▶ [PROMPT]: Skip the pictures and quote all of the lines exactly.

--- DATA SECTION ---

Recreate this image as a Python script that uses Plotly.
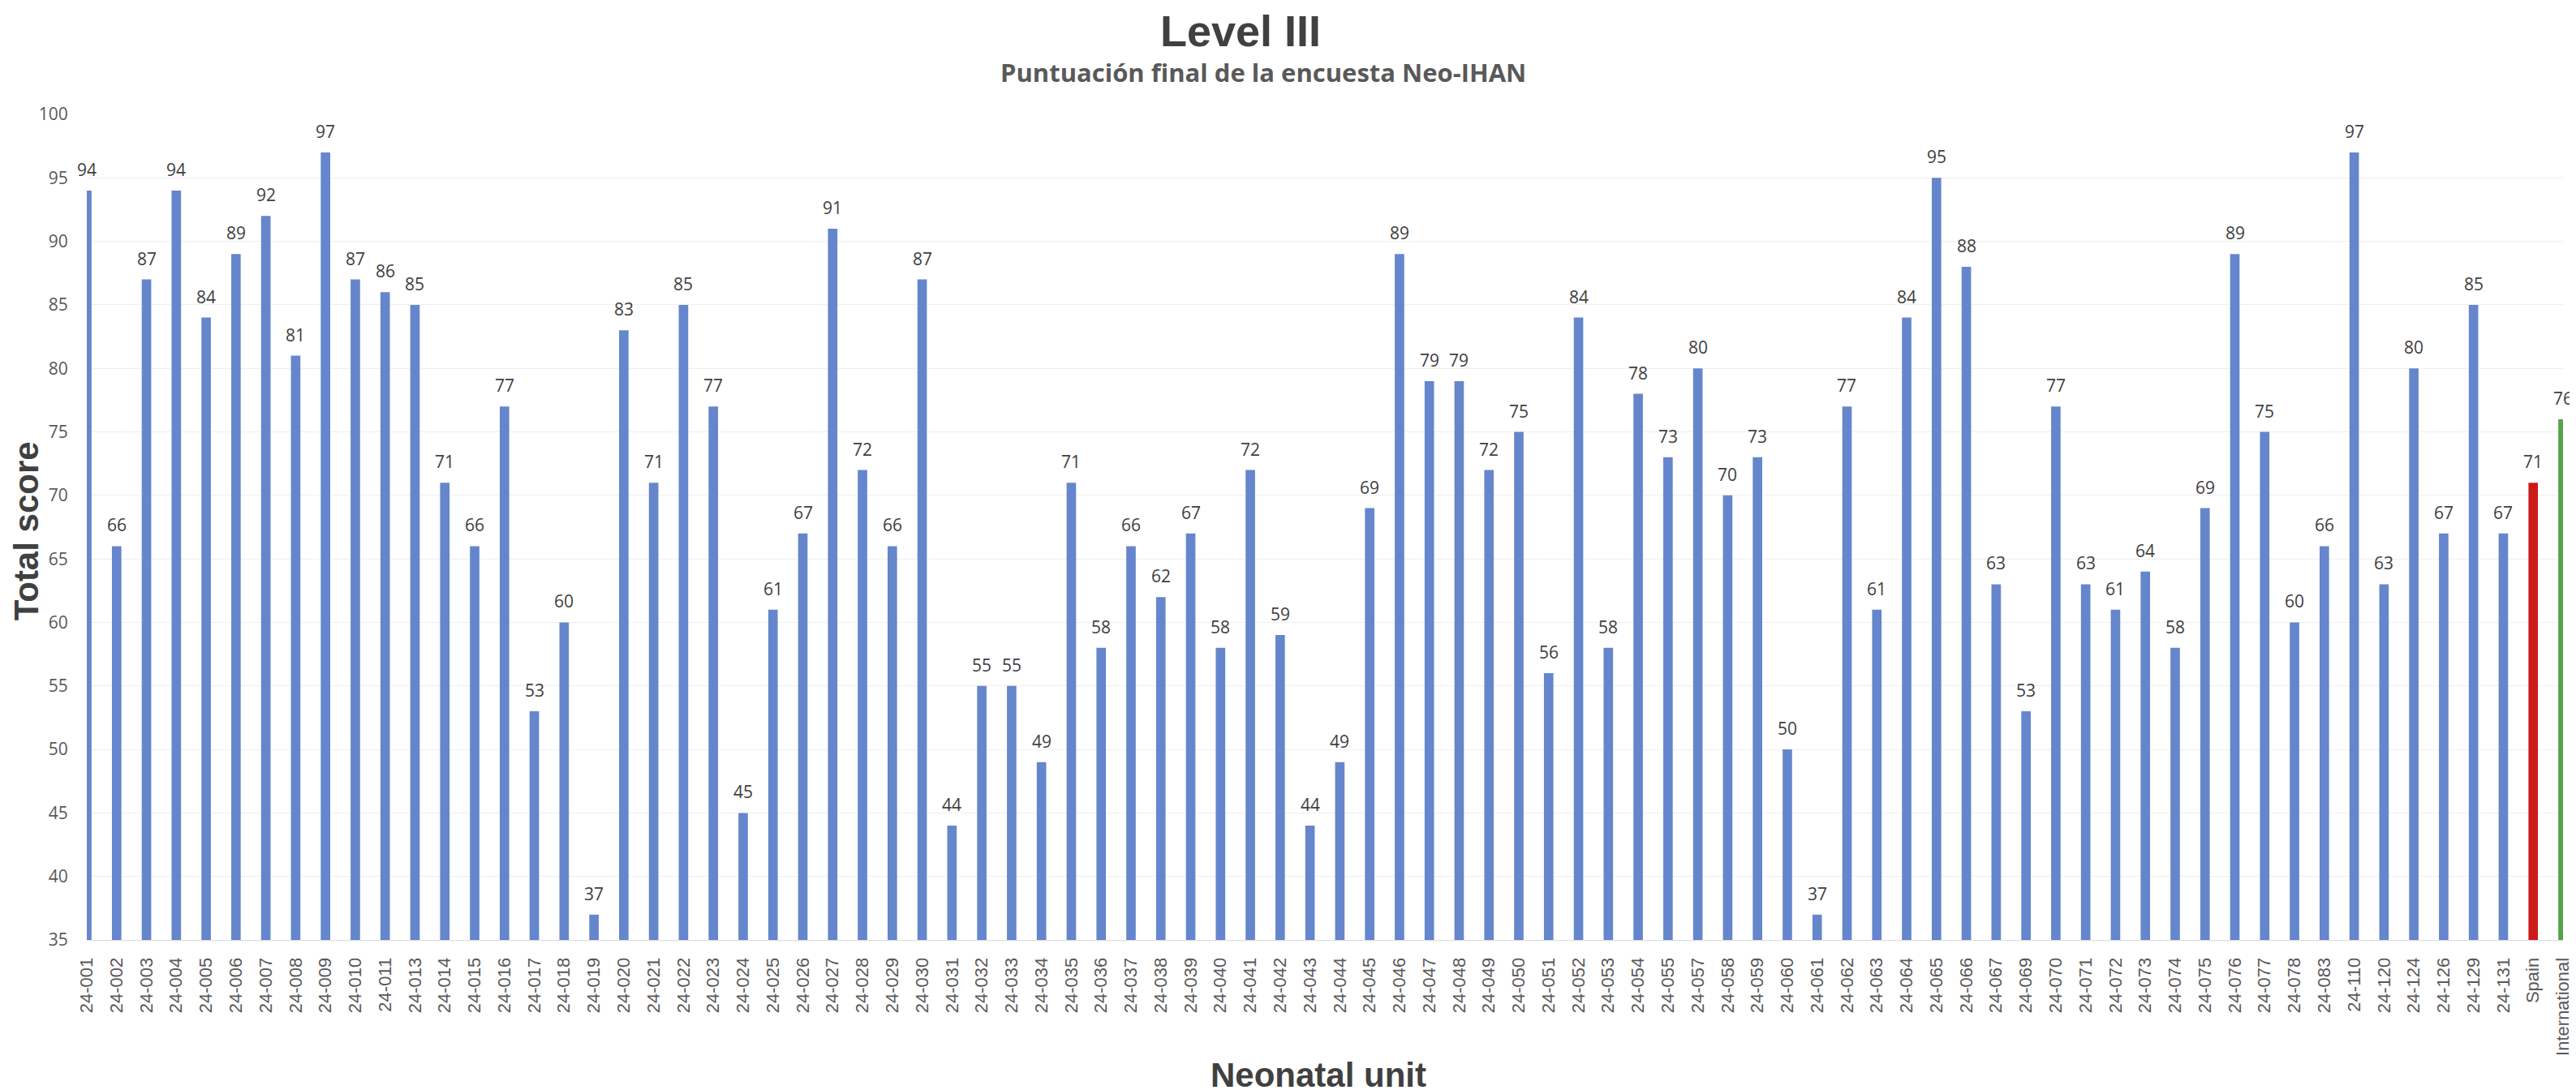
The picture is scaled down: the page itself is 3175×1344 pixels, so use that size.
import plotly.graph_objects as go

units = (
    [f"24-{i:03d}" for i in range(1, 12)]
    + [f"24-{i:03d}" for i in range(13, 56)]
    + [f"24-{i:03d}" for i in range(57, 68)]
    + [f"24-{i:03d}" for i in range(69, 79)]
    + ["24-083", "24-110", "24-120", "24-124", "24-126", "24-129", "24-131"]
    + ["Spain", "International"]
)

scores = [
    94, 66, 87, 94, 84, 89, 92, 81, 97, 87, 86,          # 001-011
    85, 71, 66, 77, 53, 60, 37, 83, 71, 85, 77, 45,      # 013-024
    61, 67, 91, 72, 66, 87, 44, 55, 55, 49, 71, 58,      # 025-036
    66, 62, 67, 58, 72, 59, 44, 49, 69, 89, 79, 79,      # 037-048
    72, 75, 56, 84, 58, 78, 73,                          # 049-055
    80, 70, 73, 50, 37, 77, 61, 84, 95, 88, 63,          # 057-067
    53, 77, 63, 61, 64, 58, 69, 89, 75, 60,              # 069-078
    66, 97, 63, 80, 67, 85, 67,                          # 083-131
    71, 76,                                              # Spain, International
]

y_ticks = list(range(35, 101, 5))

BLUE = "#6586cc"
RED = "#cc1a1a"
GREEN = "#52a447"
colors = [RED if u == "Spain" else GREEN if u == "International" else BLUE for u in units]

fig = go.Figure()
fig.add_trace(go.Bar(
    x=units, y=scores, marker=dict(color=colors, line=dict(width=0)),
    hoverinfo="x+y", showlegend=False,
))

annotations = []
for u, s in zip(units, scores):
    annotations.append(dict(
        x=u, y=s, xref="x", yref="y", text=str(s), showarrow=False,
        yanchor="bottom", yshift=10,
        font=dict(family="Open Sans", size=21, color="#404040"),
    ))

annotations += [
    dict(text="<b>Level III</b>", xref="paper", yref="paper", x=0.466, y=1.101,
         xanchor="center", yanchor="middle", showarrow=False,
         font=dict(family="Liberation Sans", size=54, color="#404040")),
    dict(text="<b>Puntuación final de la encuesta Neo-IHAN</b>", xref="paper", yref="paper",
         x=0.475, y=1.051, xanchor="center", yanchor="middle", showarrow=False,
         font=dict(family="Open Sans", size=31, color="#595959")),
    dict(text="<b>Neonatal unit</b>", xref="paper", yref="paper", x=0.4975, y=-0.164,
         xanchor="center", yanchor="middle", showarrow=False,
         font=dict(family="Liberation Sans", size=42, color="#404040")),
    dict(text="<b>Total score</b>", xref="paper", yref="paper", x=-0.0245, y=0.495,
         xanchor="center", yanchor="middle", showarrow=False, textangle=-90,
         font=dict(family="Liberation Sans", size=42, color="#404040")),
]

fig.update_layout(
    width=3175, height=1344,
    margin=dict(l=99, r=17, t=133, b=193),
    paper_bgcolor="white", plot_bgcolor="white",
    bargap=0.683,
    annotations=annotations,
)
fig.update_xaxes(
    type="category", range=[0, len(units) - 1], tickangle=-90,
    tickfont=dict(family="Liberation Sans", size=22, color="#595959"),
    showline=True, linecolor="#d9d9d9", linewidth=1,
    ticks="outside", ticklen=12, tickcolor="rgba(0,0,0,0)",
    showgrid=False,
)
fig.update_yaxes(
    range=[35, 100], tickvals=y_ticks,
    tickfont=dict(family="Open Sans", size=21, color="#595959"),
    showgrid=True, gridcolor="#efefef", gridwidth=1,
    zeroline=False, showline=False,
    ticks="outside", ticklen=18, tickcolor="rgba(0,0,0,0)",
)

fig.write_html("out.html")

---

▶ [REPLY TO THE TASK]:
Recreate this image as a Python script that uses Plotly.
The picture is scaled down: the page itself is 3175×1344 pixels, so use that size.
import plotly.graph_objects as go

units = (
    [f"24-{i:03d}" for i in range(1, 12)]
    + [f"24-{i:03d}" for i in range(13, 56)]
    + [f"24-{i:03d}" for i in range(57, 68)]
    + [f"24-{i:03d}" for i in range(69, 79)]
    + ["24-083", "24-110", "24-120", "24-124", "24-126", "24-129", "24-131"]
    + ["Spain", "International"]
)

scores = [
    94, 66, 87, 94, 84, 89, 92, 81, 97, 87, 86,          # 001-011
    85, 71, 66, 77, 53, 60, 37, 83, 71, 85, 77, 45,      # 013-024
    61, 67, 91, 72, 66, 87, 44, 55, 55, 49, 71, 58,      # 025-036
    66, 62, 67, 58, 72, 59, 44, 49, 69, 89, 79, 79,      # 037-048
    72, 75, 56, 84, 58, 78, 73,                          # 049-055
    80, 70, 73, 50, 37, 77, 61, 84, 95, 88, 63,          # 057-067
    53, 77, 63, 61, 64, 58, 69, 89, 75, 60,              # 069-078
    66, 97, 63, 80, 67, 85, 67,                          # 083-131
    71, 76,                                              # Spain, International
]

y_ticks = list(range(35, 101, 5))

BLUE = "#6586cc"
RED = "#cc1a1a"
GREEN = "#52a447"
colors = [RED if u == "Spain" else GREEN if u == "International" else BLUE for u in units]

fig = go.Figure()
fig.add_trace(go.Bar(
    x=units, y=scores, marker=dict(color=colors, line=dict(width=0)),
    hoverinfo="x+y", showlegend=False,
))

annotations = []
for u, s in zip(units, scores):
    annotations.append(dict(
        x=u, y=s, xref="x", yref="y", text=str(s), showarrow=False,
        yanchor="bottom", yshift=10,
        font=dict(family="Open Sans", size=21, color="#404040"),
    ))

annotations += [
    dict(text="<b>Level III</b>", xref="paper", yref="paper", x=0.466, y=1.101,
         xanchor="center", yanchor="middle", showarrow=False,
         font=dict(family="Liberation Sans", size=54, color="#404040")),
    dict(text="<b>Puntuación final de la encuesta Neo-IHAN</b>", xref="paper", yref="paper",
         x=0.475, y=1.051, xanchor="center", yanchor="middle", showarrow=False,
         font=dict(family="Open Sans", size=31, color="#595959")),
    dict(text="<b>Neonatal unit</b>", xref="paper", yref="paper", x=0.4975, y=-0.164,
         xanchor="center", yanchor="middle", showarrow=False,
         font=dict(family="Liberation Sans", size=42, color="#404040")),
    dict(text="<b>Total score</b>", xref="paper", yref="paper", x=-0.0245, y=0.495,
         xanchor="center", yanchor="middle", showarrow=False, textangle=-90,
         font=dict(family="Liberation Sans", size=42, color="#404040")),
]

fig.update_layout(
    width=3175, height=1344,
    margin=dict(l=99, r=17, t=133, b=193),
    paper_bgcolor="white", plot_bgcolor="white",
    bargap=0.683,
    annotations=annotations,
)
fig.update_xaxes(
    type="category", range=[0, len(units) - 1], tickangle=-90,
    tickfont=dict(family="Liberation Sans", size=22, color="#595959"),
    showline=True, linecolor="#d9d9d9", linewidth=1,
    ticks="outside", ticklen=12, tickcolor="rgba(0,0,0,0)",
    showgrid=False,
)
fig.update_yaxes(
    range=[35, 100], tickvals=y_ticks,
    tickfont=dict(family="Open Sans", size=21, color="#595959"),
    showgrid=True, gridcolor="#efefef", gridwidth=1,
    zeroline=False, showline=False,
    ticks="outside", ticklen=18, tickcolor="rgba(0,0,0,0)",
)

fig.write_html("out.html")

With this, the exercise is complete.